[Start of DATASET RECORDS]

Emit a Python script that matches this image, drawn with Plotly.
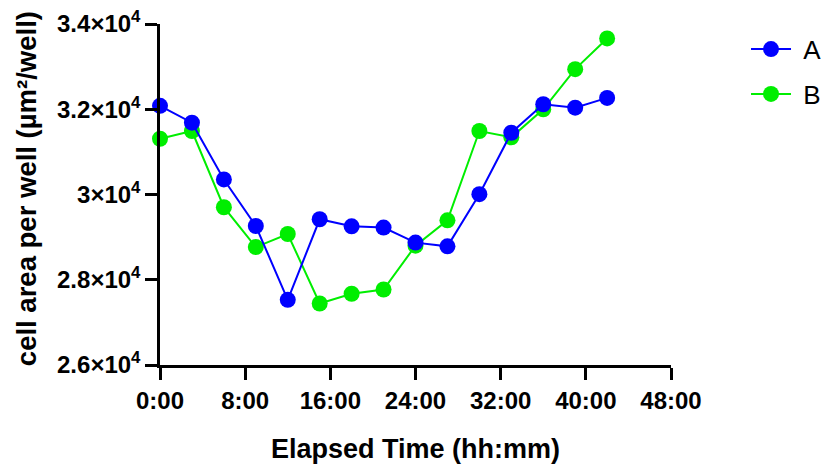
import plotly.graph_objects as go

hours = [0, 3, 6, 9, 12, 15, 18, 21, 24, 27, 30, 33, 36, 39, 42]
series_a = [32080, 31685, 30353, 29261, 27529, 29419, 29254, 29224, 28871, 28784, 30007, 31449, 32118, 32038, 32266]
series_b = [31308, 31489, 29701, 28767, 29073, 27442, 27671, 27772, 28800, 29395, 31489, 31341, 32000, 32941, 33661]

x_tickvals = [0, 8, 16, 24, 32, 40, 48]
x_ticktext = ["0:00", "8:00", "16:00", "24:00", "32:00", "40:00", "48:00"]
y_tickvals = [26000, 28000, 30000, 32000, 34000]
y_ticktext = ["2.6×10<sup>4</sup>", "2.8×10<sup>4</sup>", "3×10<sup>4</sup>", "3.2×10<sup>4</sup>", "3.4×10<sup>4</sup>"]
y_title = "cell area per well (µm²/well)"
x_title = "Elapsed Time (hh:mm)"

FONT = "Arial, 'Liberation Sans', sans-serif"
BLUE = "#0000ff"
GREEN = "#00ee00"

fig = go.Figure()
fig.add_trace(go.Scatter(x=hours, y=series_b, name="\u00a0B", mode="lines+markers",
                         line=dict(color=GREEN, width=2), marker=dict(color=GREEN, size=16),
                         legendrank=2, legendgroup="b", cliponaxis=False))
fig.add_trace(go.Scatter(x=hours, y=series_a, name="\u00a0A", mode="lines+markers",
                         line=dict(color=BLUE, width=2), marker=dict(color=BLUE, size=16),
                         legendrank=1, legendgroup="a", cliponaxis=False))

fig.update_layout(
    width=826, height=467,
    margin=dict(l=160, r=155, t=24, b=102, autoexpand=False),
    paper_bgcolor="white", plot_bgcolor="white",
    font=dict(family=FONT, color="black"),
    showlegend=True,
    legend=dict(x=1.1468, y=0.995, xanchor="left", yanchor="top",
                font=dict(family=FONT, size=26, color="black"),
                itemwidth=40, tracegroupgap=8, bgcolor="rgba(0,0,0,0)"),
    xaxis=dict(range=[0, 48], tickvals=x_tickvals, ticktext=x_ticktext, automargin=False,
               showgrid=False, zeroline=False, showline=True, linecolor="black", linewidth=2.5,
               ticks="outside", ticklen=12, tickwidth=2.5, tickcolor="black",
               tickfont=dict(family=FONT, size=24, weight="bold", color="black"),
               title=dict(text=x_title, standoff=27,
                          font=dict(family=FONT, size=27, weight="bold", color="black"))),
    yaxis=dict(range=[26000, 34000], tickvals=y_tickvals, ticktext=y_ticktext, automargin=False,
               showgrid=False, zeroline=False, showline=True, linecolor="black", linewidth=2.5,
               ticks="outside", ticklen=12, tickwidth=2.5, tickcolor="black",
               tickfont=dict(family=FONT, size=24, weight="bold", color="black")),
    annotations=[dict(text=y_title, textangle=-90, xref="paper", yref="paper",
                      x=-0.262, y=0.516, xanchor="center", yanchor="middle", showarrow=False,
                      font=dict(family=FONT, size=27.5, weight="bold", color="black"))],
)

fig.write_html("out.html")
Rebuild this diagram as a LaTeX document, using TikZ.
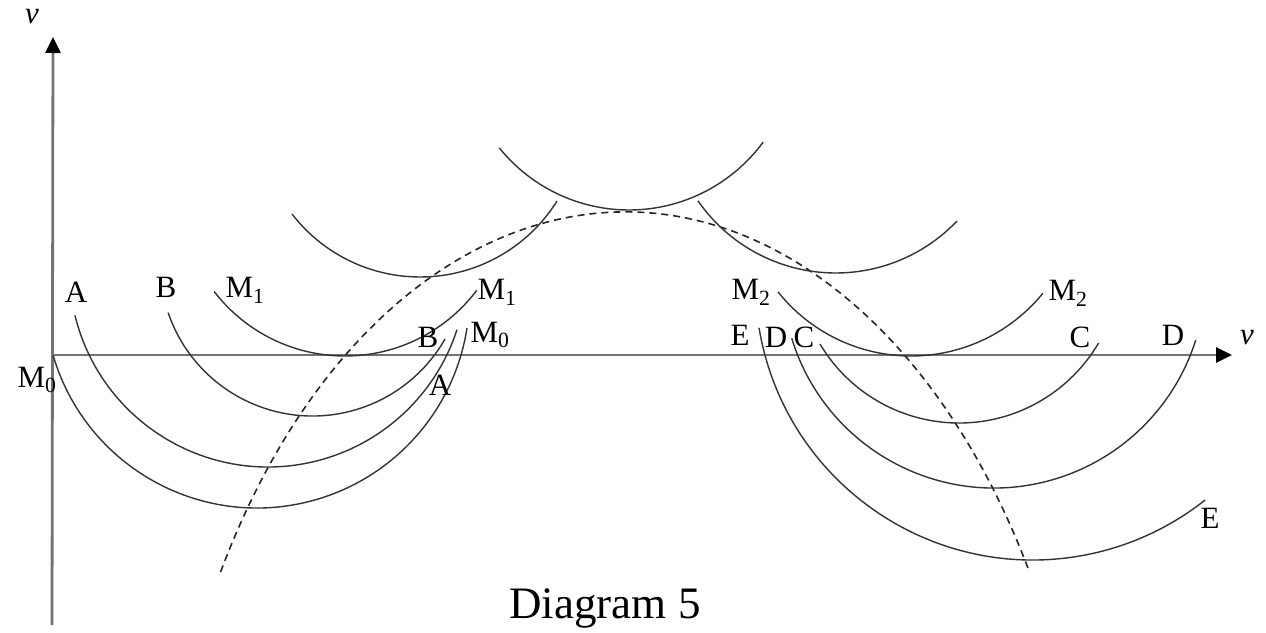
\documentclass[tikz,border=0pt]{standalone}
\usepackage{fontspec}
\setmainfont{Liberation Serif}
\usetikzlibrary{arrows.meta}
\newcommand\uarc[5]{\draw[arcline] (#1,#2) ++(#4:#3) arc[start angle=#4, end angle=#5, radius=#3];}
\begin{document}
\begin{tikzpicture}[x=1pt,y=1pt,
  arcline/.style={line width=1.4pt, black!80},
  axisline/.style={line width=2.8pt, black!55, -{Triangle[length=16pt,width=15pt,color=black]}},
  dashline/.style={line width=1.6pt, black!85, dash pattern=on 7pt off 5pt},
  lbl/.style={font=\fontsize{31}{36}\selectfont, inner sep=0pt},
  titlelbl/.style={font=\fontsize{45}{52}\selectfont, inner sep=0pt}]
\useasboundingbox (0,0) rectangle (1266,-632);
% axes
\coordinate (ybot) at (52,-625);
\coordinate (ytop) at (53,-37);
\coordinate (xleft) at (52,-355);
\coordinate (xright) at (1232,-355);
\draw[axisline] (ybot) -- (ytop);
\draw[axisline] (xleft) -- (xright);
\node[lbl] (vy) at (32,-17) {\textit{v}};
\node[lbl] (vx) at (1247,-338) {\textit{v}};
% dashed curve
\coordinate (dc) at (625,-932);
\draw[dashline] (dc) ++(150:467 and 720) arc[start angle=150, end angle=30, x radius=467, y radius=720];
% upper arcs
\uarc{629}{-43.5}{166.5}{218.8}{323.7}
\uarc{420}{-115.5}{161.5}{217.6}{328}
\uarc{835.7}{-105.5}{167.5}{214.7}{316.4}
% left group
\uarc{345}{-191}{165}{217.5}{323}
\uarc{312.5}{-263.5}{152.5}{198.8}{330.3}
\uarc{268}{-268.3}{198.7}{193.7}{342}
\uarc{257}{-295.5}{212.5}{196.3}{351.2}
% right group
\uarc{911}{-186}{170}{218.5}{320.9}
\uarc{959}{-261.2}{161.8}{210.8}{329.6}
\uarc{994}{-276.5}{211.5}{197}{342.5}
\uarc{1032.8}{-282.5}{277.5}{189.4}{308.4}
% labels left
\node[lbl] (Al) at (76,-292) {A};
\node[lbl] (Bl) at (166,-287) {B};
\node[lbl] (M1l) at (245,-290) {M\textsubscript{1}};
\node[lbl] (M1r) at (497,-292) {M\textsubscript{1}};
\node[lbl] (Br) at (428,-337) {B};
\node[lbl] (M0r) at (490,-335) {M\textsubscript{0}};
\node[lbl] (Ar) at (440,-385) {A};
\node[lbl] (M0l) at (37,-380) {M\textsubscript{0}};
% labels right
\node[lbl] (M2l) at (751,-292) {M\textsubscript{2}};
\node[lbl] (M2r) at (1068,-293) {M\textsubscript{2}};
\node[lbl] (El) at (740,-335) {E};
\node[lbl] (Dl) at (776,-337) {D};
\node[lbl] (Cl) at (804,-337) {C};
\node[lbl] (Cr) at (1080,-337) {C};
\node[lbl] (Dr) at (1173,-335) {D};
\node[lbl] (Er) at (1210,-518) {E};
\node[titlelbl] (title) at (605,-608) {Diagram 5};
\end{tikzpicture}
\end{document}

[End of DATASET RECORDS]

- _AIM OF THE TASK_
From the records above, pull out every line containing the word "this".

- _ANSWER IN FULL_
Emit a Python script that matches this image, drawn with Plotly.
Rebuild this diagram as a LaTeX document, using TikZ.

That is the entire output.